Brittle materials, including concrete, are often strong and durable but can be easily broken when put under the pressure of weight and can weaken as a result of corrosion and degradation. If only a small area of concrete becomes cracked, the whole structure can quickly fail as it doesn’t change shape when loaded with weight.
The mechanism found by Professor Duan in insect exoskeletons can be used to develop a strong but energy absorbing material.
"The beauty of our discovered motif is that the material can exhibit a unique periodic progressive failure behaviour.
"It means we can contain the damage within a particular region of material, while the rest of the structure can still maintain the integrity and most of its load-bearing capacity."
This allows for controllable damage and ensures that if damage does occur, around 80% of the structure can still maintain its integrity.
Solidifying environmental impact
The discovery of this new material will assist in reducing the use of cement through improving damage tolerance.

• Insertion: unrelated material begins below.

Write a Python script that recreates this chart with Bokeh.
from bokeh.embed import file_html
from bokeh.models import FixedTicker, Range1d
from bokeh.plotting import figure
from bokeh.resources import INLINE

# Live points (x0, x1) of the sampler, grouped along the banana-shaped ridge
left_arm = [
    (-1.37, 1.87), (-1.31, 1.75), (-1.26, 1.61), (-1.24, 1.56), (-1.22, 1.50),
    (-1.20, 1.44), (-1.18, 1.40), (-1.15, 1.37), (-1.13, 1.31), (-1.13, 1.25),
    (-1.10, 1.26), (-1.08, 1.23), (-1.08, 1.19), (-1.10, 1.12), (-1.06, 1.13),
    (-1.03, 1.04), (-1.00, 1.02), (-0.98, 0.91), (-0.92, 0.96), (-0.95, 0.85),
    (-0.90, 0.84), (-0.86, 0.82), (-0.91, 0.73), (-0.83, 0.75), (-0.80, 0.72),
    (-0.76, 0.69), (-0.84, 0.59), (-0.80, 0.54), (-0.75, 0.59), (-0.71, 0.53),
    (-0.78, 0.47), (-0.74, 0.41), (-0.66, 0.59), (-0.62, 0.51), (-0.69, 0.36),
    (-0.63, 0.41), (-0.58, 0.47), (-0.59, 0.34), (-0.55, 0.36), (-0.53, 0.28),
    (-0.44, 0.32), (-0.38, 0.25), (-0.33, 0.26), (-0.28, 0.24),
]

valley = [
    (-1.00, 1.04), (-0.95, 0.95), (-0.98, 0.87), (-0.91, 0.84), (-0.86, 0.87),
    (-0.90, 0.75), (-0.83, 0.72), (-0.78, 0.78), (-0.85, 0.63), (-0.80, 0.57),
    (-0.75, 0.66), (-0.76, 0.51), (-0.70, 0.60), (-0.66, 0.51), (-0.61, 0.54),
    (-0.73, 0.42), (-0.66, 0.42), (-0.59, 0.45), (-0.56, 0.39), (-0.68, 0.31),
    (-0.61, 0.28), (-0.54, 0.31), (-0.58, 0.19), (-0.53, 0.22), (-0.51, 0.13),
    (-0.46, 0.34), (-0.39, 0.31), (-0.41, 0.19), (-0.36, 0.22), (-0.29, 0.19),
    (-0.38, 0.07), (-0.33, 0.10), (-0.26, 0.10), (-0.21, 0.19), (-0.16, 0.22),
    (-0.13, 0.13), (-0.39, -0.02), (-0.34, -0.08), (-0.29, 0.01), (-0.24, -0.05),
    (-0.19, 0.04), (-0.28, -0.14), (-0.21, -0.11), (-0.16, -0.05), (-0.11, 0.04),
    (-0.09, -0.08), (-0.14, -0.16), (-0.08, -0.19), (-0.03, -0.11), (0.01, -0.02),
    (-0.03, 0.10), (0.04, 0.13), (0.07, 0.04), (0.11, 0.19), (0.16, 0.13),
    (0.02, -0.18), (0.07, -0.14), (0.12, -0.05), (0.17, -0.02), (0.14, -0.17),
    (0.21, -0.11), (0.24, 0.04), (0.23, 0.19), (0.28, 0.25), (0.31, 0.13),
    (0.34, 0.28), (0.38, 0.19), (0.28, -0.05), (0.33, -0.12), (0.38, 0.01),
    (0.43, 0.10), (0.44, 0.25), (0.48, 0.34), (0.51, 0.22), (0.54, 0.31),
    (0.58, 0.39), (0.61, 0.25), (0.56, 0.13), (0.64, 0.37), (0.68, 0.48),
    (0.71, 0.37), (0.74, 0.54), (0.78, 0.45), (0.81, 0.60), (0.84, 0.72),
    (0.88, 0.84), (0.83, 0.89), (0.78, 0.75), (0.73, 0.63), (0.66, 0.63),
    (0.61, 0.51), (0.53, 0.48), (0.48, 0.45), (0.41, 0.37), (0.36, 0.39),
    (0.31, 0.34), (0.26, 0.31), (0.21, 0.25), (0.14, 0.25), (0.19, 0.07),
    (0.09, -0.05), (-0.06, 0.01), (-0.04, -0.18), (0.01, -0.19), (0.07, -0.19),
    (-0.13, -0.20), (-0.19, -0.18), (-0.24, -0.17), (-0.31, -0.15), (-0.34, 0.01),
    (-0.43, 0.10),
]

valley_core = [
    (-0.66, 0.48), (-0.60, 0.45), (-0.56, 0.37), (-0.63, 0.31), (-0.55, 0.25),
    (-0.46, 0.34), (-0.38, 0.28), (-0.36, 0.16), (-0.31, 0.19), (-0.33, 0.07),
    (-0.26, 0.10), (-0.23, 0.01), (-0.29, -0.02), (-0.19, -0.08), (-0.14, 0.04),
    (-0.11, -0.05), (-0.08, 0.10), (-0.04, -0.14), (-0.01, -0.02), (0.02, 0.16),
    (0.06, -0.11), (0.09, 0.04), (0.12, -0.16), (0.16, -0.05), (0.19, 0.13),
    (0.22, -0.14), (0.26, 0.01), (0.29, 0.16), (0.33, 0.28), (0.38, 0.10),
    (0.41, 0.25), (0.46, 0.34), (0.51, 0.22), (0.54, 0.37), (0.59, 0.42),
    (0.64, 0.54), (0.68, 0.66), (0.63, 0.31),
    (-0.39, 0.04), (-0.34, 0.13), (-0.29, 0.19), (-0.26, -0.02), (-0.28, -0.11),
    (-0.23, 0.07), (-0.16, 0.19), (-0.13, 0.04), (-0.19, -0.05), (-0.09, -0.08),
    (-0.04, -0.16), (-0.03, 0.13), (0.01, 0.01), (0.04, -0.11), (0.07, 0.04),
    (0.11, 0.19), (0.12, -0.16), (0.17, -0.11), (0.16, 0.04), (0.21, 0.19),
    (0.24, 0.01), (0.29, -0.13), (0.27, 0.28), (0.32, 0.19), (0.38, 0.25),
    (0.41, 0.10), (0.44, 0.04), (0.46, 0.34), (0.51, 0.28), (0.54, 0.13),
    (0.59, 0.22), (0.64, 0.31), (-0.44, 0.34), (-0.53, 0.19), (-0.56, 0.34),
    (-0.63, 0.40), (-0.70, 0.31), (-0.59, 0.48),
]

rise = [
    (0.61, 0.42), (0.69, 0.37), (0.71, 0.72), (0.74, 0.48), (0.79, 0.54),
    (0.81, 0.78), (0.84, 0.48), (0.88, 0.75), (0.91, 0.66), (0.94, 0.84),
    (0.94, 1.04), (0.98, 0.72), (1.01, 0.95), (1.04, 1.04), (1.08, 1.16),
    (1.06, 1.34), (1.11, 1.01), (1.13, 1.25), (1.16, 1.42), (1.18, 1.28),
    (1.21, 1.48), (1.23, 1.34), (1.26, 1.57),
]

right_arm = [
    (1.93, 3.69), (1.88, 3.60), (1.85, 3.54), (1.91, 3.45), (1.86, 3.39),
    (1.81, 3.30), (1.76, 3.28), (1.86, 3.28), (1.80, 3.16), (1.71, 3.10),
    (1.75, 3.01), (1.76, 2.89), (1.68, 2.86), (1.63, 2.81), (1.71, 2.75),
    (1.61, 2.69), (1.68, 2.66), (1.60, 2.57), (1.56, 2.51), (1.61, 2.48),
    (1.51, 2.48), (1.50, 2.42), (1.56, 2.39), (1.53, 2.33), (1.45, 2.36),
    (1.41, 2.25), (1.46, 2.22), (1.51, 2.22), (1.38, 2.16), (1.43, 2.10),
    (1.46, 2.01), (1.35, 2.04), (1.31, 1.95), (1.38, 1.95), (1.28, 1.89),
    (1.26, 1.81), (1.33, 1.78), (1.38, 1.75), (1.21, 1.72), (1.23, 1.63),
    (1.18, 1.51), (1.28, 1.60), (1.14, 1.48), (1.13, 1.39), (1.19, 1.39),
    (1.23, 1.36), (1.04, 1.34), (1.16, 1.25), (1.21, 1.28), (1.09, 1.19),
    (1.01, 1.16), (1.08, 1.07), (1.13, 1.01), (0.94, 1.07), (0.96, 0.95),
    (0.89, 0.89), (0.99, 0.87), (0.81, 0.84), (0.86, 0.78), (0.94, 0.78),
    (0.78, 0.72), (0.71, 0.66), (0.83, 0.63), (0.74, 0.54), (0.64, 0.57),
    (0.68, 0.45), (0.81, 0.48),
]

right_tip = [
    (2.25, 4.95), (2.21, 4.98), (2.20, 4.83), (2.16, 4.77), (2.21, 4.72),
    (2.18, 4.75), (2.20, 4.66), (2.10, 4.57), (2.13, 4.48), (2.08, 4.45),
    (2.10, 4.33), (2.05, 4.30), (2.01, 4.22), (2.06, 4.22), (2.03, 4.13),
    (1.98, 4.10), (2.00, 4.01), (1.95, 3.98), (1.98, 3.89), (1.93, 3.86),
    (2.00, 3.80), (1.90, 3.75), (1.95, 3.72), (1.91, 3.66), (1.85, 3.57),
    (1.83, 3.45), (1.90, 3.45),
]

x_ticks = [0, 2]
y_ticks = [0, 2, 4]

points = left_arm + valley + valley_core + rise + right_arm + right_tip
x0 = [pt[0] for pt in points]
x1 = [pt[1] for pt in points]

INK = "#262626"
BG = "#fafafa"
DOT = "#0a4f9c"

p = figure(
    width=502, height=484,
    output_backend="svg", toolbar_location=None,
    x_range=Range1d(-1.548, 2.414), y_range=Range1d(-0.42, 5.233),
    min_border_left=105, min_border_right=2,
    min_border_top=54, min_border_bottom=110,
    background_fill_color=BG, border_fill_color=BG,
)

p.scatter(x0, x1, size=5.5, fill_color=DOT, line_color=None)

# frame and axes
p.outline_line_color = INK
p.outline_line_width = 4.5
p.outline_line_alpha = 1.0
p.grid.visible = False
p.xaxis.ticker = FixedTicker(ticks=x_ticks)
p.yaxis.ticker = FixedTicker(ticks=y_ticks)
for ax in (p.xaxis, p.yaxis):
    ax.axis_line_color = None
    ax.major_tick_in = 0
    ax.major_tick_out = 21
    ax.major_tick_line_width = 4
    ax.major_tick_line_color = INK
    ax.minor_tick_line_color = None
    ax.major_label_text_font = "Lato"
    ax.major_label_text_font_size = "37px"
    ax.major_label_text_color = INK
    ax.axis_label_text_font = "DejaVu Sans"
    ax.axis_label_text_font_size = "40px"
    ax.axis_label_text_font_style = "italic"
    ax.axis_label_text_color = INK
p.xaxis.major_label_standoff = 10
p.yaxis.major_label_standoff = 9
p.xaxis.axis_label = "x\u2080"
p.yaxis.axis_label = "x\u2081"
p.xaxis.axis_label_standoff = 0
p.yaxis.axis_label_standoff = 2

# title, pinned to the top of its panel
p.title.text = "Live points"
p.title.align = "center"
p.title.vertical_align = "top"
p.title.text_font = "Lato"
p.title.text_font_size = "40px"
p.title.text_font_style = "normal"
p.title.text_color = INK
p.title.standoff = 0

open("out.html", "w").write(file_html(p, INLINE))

The cement industry is one of the largest producers of carbon dioxide, creating up to 8% of worldwide human-made emissions of the gas. This is due to engineers often using up to 30% more material than technically required to ensure maximum safety within a structure.
As this new material design provides a stronger and safer alternative to traditional materials, the volume of cement, and consequentially carbon dioxide emissions, can be reduced.
Professor Duan hopes this research breakthrough will inspire more interest in civil engineering, which is typically seen as low-tech and perhaps less exciting than other engineering disciplines.